**Work to complete**
Omit all images. Write out the rest of the material exactly.
----
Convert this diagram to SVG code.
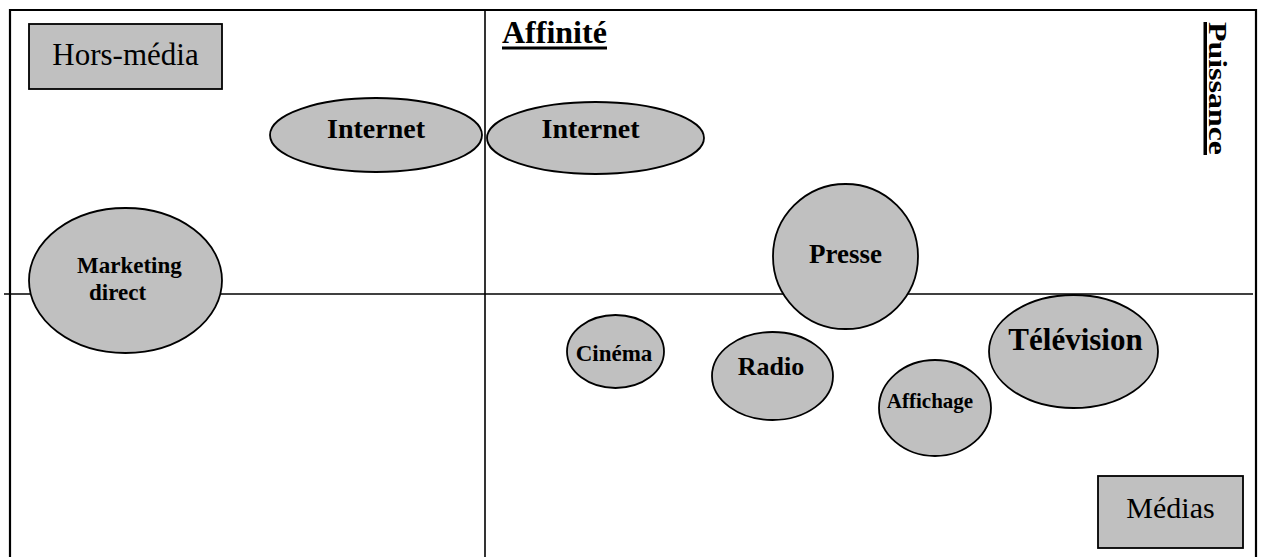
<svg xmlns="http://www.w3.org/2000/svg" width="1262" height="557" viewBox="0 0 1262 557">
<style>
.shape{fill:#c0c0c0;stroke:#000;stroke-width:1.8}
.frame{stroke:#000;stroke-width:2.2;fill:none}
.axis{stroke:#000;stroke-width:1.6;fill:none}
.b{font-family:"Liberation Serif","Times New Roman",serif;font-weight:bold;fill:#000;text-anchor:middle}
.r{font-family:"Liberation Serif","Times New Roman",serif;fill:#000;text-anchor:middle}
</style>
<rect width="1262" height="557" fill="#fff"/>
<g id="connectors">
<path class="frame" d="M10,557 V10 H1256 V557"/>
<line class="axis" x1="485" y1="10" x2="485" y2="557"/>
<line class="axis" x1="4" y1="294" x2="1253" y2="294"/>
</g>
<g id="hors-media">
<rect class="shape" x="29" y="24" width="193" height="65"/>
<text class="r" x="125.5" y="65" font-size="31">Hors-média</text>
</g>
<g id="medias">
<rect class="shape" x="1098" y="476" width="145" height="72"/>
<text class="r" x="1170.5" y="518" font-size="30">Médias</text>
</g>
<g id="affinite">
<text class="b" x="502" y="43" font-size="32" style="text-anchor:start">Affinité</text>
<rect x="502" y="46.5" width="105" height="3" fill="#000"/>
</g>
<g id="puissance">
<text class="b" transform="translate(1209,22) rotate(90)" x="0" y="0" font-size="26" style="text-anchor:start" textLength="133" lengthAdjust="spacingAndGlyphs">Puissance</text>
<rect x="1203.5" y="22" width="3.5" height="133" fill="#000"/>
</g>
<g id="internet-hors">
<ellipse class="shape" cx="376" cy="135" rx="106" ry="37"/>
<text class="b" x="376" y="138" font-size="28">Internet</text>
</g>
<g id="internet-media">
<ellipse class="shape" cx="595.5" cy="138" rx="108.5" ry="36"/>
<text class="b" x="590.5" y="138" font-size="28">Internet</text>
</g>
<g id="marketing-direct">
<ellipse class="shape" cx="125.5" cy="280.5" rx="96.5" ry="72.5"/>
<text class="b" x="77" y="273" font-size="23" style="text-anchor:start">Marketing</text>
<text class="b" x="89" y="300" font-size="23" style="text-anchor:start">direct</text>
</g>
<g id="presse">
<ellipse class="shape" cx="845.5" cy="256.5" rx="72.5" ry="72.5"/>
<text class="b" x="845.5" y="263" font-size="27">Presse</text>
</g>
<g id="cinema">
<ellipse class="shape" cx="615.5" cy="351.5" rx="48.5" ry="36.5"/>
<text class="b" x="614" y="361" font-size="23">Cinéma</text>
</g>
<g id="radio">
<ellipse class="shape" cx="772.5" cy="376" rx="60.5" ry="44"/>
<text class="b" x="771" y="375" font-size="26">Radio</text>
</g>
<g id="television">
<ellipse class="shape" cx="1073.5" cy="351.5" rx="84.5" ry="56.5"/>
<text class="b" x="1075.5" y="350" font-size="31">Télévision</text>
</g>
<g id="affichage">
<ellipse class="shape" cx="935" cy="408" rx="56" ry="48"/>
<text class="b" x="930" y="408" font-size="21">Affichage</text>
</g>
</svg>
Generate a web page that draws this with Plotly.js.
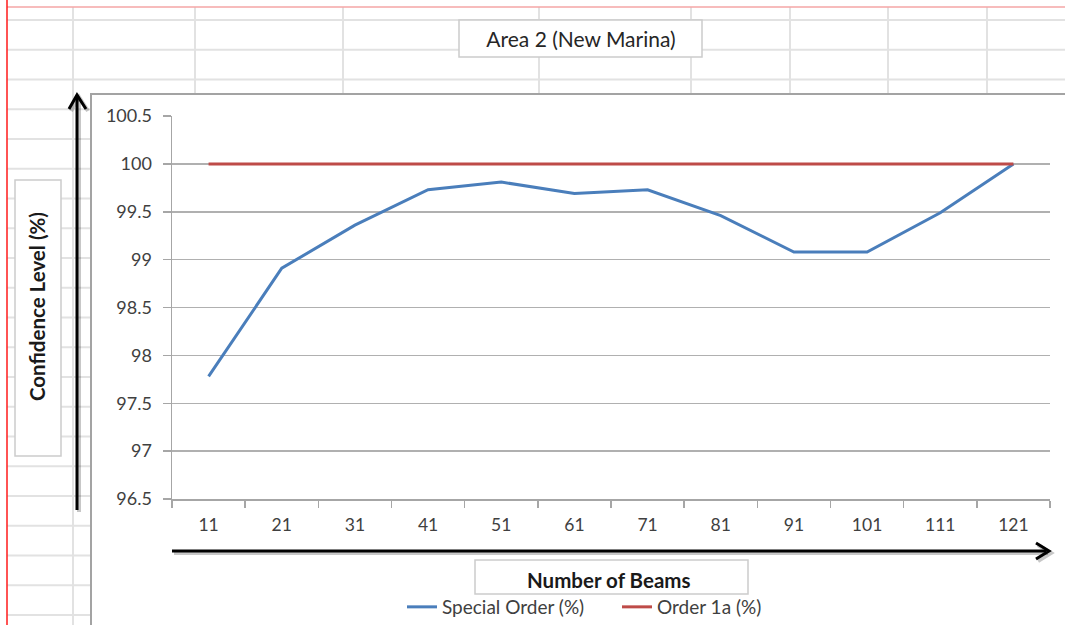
----
**Full response**
Convert this diagram to SVG code.
<svg xmlns="http://www.w3.org/2000/svg" width="1262" height="557" viewBox="0 0 1262 557">
<style>
.shape{fill:#c0c0c0;stroke:#000;stroke-width:1.8}
.frame{stroke:#000;stroke-width:2.2;fill:none}
.axis{stroke:#000;stroke-width:1.6;fill:none}
.b{font-family:"Liberation Serif","Times New Roman",serif;font-weight:bold;fill:#000;text-anchor:middle}
.r{font-family:"Liberation Serif","Times New Roman",serif;fill:#000;text-anchor:middle}
</style>
<rect width="1262" height="557" fill="#fff"/>
<g id="connectors">
<path class="frame" d="M10,557 V10 H1256 V557"/>
<line class="axis" x1="485" y1="10" x2="485" y2="557"/>
<line class="axis" x1="4" y1="294" x2="1253" y2="294"/>
</g>
<g id="hors-media">
<rect class="shape" x="29" y="24" width="193" height="65"/>
<text class="r" x="125.5" y="65" font-size="31">Hors-média</text>
</g>
<g id="medias">
<rect class="shape" x="1098" y="476" width="145" height="72"/>
<text class="r" x="1170.5" y="518" font-size="30">Médias</text>
</g>
<g id="affinite">
<text class="b" x="502" y="43" font-size="32" style="text-anchor:start">Affinité</text>
<rect x="502" y="46.5" width="105" height="3" fill="#000"/>
</g>
<g id="puissance">
<text class="b" transform="translate(1209,22) rotate(90)" x="0" y="0" font-size="26" style="text-anchor:start" textLength="133" lengthAdjust="spacingAndGlyphs">Puissance</text>
<rect x="1203.5" y="22" width="3.5" height="133" fill="#000"/>
</g>
<g id="internet-hors">
<ellipse class="shape" cx="376" cy="135" rx="106" ry="37"/>
<text class="b" x="376" y="138" font-size="28">Internet</text>
</g>
<g id="internet-media">
<ellipse class="shape" cx="595.5" cy="138" rx="108.5" ry="36"/>
<text class="b" x="590.5" y="138" font-size="28">Internet</text>
</g>
<g id="marketing-direct">
<ellipse class="shape" cx="125.5" cy="280.5" rx="96.5" ry="72.5"/>
<text class="b" x="77" y="273" font-size="23" style="text-anchor:start">Marketing</text>
<text class="b" x="89" y="300" font-size="23" style="text-anchor:start">direct</text>
</g>
<g id="presse">
<ellipse class="shape" cx="845.5" cy="256.5" rx="72.5" ry="72.5"/>
<text class="b" x="845.5" y="263" font-size="27">Presse</text>
</g>
<g id="cinema">
<ellipse class="shape" cx="615.5" cy="351.5" rx="48.5" ry="36.5"/>
<text class="b" x="614" y="361" font-size="23">Cinéma</text>
</g>
<g id="radio">
<ellipse class="shape" cx="772.5" cy="376" rx="60.5" ry="44"/>
<text class="b" x="771" y="375" font-size="26">Radio</text>
</g>
<g id="television">
<ellipse class="shape" cx="1073.5" cy="351.5" rx="84.5" ry="56.5"/>
<text class="b" x="1075.5" y="350" font-size="31">Télévision</text>
</g>
<g id="affichage">
<ellipse class="shape" cx="935" cy="408" rx="56" ry="48"/>
<text class="b" x="930" y="408" font-size="21">Affichage</text>
</g>
</svg>
Generate a web page that draws this with Plotly.js.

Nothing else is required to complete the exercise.